--- START OF RECORDS FOR THIS TASK ---

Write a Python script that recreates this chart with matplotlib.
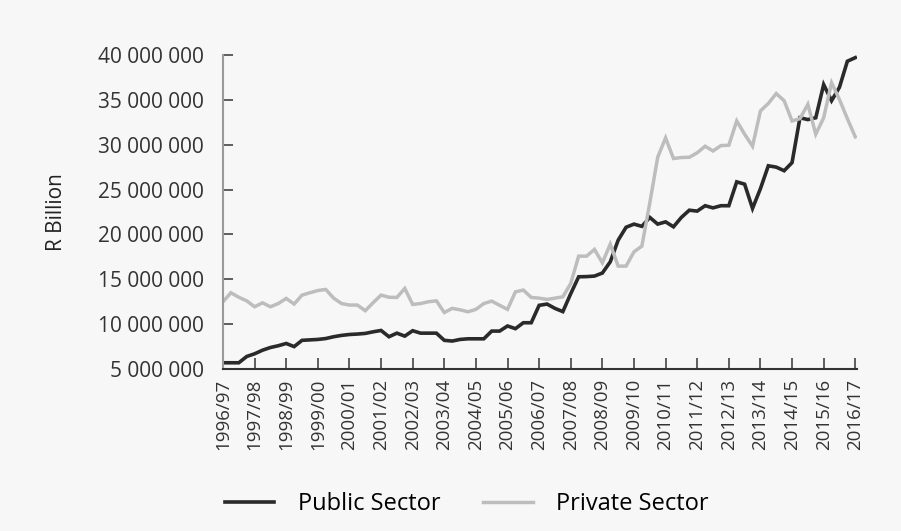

--- END OF RECORDS FOR THIS TASK ---
--- START OF RECORDS FOR THIS TASK ---

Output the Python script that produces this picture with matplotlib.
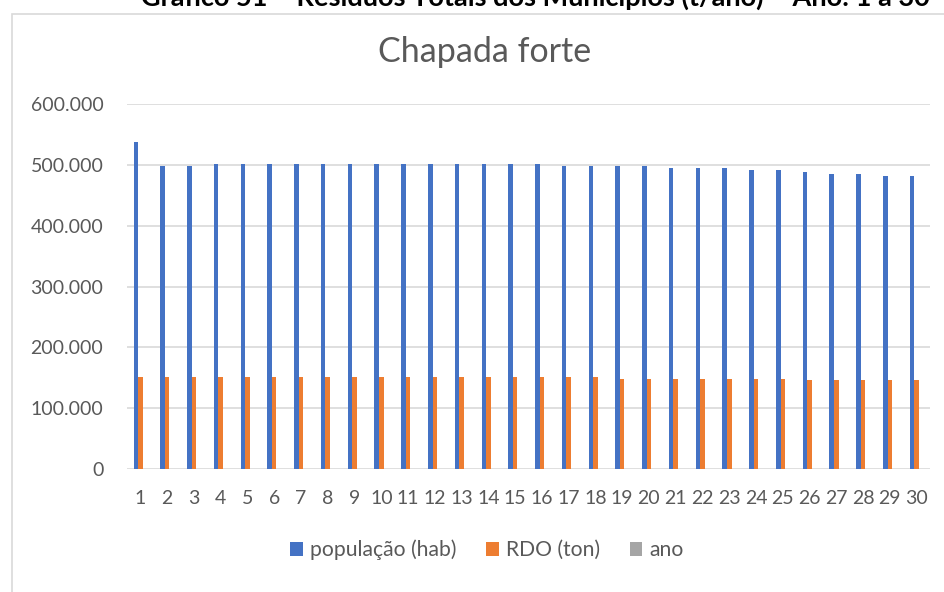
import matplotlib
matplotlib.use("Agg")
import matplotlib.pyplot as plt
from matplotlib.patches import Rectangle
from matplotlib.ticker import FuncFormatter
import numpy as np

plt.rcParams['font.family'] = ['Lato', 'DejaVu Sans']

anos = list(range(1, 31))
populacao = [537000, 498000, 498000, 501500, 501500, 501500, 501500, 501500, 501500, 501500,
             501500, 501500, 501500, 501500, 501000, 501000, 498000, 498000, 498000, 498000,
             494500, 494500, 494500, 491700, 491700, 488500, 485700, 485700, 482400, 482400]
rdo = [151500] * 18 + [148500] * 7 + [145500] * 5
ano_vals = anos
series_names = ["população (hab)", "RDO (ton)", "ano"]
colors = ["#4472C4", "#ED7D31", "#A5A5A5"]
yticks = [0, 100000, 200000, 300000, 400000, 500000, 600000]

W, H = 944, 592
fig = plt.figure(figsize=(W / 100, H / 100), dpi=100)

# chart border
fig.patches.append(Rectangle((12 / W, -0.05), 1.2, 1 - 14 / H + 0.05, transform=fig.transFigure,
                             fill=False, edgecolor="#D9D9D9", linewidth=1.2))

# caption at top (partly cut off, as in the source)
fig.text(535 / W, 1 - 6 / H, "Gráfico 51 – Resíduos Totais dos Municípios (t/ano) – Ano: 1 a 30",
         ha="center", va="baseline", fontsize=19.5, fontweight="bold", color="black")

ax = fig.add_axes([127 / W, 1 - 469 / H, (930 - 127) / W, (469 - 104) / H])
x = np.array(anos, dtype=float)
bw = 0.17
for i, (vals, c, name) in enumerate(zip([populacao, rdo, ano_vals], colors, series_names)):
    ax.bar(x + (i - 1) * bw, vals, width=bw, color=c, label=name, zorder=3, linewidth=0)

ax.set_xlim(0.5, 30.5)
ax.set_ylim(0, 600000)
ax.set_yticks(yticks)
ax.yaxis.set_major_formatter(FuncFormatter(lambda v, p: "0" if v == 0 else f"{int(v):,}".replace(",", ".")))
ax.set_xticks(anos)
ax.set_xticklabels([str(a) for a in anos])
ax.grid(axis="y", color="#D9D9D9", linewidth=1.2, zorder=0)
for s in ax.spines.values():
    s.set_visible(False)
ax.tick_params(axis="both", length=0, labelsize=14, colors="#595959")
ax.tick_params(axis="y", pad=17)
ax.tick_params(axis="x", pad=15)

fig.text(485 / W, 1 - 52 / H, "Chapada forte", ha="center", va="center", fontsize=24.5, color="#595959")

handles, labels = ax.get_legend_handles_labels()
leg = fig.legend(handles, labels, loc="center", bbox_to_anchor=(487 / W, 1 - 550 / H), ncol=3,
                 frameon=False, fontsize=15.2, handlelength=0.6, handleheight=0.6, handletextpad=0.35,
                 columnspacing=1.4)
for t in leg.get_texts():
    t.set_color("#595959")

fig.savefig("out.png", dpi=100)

--- END OF RECORDS FOR THIS TASK ---

# [SHORT TASK]
Copy out each line in the listing that has the word "with".

# [WRITTEN SOLUTION]
Write a Python script that recreates this chart with matplotlib.
Output the Python script that produces this picture with matplotlib.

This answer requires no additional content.